Task directions: Quote precisely the run of lines opening with the line containing "Write a Python" and closing with the line containing "0.31, 0.12, 0.068]", and nothing else.

Records to process:
━━━━━━

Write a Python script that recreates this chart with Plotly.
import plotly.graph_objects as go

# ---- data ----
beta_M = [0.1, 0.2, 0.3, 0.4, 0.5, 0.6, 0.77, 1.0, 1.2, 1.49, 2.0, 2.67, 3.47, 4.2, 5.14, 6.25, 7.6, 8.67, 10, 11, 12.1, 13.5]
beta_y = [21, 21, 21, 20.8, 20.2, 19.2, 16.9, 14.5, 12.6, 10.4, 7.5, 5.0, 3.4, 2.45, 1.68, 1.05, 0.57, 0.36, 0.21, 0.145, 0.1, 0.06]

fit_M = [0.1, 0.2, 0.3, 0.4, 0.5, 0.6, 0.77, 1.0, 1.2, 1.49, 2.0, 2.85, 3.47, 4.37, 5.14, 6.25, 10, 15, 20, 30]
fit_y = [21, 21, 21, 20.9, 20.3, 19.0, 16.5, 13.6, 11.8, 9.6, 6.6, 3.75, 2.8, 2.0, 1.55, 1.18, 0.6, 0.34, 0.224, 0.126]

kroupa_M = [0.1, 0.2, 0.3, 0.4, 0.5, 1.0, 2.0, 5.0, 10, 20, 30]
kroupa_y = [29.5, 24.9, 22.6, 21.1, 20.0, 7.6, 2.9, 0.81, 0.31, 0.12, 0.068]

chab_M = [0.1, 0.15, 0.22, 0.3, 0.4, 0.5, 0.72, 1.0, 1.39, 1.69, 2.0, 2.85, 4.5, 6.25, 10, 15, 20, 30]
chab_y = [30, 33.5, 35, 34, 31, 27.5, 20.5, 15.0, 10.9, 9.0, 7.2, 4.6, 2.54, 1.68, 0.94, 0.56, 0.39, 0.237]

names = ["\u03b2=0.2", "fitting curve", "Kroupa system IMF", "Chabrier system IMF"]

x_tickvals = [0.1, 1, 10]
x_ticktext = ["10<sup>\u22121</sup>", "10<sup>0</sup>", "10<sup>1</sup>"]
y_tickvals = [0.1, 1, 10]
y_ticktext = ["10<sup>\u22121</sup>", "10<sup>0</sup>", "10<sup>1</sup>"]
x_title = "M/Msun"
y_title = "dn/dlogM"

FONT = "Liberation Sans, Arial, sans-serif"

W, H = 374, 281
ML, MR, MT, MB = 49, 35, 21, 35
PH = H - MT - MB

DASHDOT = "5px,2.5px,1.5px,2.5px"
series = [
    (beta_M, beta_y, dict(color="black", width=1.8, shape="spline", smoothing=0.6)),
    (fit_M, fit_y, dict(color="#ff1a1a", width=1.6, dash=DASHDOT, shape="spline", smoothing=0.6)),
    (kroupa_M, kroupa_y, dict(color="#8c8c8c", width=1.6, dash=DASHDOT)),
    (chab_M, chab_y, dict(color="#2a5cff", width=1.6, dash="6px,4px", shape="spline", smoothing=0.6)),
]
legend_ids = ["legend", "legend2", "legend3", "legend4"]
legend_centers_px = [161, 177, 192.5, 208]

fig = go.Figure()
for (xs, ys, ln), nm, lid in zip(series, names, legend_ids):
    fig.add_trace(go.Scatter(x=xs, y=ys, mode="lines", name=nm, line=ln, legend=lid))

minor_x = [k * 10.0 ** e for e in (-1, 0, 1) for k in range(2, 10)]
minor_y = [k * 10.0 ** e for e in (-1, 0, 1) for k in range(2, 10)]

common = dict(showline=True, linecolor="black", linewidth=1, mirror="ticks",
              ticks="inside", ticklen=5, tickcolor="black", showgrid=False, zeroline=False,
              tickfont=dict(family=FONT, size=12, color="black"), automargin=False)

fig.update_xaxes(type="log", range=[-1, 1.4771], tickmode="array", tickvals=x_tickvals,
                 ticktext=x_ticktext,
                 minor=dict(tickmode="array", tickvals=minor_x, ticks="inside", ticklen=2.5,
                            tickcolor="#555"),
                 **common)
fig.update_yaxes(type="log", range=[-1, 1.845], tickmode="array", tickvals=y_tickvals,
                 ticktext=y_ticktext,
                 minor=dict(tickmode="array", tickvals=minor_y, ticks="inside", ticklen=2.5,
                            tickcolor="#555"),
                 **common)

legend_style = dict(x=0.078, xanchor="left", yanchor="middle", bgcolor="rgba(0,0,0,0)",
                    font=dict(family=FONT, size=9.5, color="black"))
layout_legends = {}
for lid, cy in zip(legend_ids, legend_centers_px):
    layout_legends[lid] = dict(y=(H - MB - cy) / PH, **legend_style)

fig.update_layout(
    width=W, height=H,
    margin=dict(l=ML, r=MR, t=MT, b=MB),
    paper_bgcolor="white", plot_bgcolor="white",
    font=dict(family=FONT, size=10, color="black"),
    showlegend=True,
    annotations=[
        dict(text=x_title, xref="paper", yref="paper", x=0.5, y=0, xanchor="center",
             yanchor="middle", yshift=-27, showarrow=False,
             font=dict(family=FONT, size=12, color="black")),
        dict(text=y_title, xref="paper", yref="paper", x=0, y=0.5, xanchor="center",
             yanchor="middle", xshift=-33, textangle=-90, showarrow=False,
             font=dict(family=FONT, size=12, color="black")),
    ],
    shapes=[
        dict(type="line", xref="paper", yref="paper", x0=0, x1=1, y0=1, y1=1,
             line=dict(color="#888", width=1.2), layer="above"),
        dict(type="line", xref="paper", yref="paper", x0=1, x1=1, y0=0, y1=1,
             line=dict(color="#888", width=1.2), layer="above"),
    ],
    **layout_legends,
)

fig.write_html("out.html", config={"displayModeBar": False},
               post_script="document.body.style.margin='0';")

━━━━━━

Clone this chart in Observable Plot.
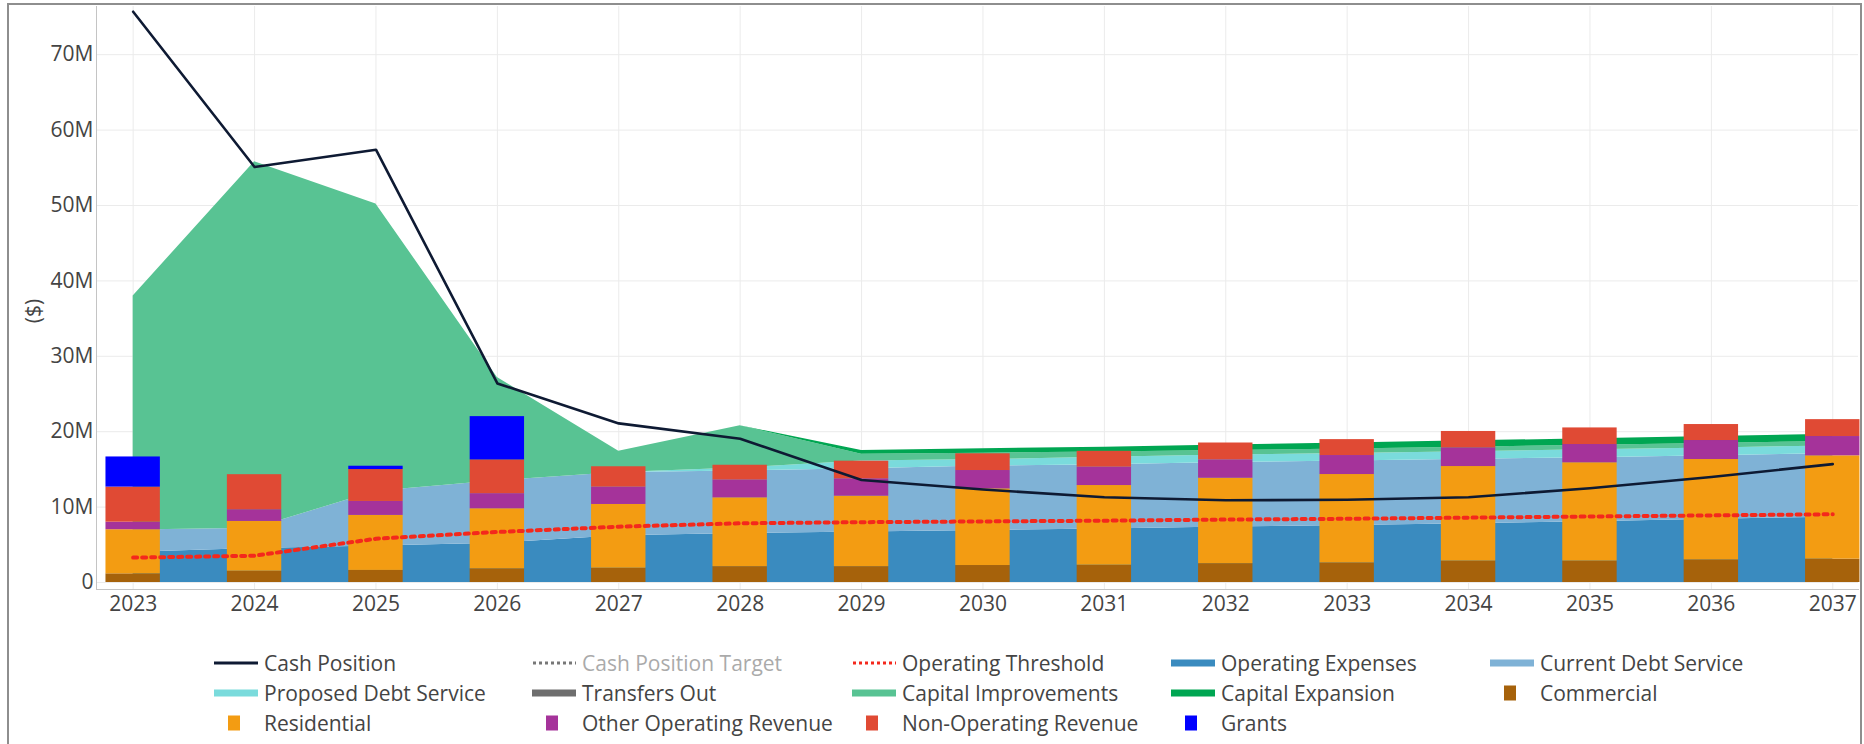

━━━━━━

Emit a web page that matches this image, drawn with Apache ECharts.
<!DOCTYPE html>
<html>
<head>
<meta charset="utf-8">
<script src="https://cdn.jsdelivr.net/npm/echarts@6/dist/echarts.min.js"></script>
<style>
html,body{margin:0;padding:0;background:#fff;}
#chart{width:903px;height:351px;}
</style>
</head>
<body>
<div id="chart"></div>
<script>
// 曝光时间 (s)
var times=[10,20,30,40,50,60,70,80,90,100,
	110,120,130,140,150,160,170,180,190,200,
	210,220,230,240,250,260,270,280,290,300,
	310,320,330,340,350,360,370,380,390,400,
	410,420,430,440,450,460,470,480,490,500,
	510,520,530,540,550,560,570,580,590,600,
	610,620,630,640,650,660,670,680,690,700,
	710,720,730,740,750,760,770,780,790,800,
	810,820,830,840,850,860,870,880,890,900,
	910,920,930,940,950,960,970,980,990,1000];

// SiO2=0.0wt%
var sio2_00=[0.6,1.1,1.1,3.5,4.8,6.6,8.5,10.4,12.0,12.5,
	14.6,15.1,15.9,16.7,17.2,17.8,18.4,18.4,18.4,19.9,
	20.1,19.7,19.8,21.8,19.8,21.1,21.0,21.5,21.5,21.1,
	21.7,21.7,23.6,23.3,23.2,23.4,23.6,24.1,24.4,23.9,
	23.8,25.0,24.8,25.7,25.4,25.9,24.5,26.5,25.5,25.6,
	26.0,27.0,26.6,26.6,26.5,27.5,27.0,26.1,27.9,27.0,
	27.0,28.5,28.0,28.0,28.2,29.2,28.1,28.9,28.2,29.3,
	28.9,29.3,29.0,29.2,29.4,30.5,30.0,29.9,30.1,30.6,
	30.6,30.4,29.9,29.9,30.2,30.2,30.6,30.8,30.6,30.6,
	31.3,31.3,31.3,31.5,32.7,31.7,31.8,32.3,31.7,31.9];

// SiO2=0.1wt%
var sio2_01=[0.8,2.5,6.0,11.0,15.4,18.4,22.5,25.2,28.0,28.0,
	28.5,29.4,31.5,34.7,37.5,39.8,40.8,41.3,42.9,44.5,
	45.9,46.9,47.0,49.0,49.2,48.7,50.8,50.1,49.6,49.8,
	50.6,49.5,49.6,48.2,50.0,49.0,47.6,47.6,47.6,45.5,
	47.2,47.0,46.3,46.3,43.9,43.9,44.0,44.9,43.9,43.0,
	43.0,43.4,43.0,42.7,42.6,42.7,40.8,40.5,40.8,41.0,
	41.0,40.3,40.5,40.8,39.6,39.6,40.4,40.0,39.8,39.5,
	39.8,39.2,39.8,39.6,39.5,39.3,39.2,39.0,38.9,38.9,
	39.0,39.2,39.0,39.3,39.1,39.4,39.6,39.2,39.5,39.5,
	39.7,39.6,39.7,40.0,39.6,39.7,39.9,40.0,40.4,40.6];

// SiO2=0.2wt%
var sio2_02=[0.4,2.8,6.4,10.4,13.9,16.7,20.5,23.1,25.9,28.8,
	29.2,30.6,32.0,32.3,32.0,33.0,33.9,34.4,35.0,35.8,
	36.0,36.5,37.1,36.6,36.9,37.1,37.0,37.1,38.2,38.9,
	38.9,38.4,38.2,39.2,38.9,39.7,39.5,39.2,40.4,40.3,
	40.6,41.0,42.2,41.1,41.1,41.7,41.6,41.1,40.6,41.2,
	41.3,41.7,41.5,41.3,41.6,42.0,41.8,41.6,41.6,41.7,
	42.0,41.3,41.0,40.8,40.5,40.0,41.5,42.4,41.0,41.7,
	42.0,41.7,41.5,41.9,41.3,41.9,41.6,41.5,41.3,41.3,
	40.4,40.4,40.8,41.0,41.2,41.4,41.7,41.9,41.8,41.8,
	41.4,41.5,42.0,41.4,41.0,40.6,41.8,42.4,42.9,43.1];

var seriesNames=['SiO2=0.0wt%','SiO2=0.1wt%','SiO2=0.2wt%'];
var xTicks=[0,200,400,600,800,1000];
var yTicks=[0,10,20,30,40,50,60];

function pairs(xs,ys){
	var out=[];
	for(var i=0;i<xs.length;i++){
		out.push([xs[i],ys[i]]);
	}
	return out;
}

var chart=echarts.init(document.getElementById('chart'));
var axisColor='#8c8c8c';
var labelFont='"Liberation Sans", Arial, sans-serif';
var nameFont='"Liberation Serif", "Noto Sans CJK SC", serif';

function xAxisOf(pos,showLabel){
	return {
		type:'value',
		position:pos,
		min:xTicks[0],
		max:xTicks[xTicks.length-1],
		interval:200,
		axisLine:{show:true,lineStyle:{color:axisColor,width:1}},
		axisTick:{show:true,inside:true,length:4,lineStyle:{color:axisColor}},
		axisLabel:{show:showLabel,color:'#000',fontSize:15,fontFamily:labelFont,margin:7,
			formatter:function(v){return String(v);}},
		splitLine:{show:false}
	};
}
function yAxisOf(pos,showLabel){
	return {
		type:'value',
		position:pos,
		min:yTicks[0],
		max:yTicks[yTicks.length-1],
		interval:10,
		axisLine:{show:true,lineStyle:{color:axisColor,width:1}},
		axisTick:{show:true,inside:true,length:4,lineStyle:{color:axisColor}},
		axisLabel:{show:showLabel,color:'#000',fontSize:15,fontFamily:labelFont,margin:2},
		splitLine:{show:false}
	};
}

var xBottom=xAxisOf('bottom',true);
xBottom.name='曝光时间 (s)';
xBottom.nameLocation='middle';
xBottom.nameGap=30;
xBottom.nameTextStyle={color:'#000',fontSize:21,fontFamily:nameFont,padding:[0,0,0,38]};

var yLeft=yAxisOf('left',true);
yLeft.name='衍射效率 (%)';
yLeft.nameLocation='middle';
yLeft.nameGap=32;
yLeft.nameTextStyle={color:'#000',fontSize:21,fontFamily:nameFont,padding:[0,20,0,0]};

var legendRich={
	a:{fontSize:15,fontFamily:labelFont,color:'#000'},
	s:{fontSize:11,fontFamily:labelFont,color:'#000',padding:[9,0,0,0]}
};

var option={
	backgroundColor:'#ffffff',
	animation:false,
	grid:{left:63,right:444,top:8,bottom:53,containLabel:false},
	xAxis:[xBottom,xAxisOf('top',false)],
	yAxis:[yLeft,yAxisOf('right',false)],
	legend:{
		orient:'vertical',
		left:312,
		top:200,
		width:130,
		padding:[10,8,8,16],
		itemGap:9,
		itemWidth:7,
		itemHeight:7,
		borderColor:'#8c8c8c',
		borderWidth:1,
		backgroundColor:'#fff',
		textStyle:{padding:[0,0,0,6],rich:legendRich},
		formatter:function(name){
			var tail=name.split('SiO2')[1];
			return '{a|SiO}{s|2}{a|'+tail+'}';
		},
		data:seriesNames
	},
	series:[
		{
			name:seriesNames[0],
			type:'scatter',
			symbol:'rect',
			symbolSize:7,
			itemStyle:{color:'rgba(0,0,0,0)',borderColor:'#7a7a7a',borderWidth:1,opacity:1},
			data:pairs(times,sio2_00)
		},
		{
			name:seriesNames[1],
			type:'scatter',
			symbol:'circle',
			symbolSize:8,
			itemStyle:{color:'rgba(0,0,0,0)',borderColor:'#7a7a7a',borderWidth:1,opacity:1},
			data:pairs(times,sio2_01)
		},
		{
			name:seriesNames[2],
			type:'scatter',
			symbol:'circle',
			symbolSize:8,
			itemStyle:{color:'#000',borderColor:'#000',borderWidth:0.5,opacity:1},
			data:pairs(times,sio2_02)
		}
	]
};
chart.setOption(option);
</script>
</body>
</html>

━━━━━━

Answer to the exercise:
Write a Python script that recreates this chart with Plotly.
import plotly.graph_objects as go

# ---- data ----
beta_M = [0.1, 0.2, 0.3, 0.4, 0.5, 0.6, 0.77, 1.0, 1.2, 1.49, 2.0, 2.67, 3.47, 4.2, 5.14, 6.25, 7.6, 8.67, 10, 11, 12.1, 13.5]
beta_y = [21, 21, 21, 20.8, 20.2, 19.2, 16.9, 14.5, 12.6, 10.4, 7.5, 5.0, 3.4, 2.45, 1.68, 1.05, 0.57, 0.36, 0.21, 0.145, 0.1, 0.06]

fit_M = [0.1, 0.2, 0.3, 0.4, 0.5, 0.6, 0.77, 1.0, 1.2, 1.49, 2.0, 2.85, 3.47, 4.37, 5.14, 6.25, 10, 15, 20, 30]
fit_y = [21, 21, 21, 20.9, 20.3, 19.0, 16.5, 13.6, 11.8, 9.6, 6.6, 3.75, 2.8, 2.0, 1.55, 1.18, 0.6, 0.34, 0.224, 0.126]

kroupa_M = [0.1, 0.2, 0.3, 0.4, 0.5, 1.0, 2.0, 5.0, 10, 20, 30]
kroupa_y = [29.5, 24.9, 22.6, 21.1, 20.0, 7.6, 2.9, 0.81, 0.31, 0.12, 0.068]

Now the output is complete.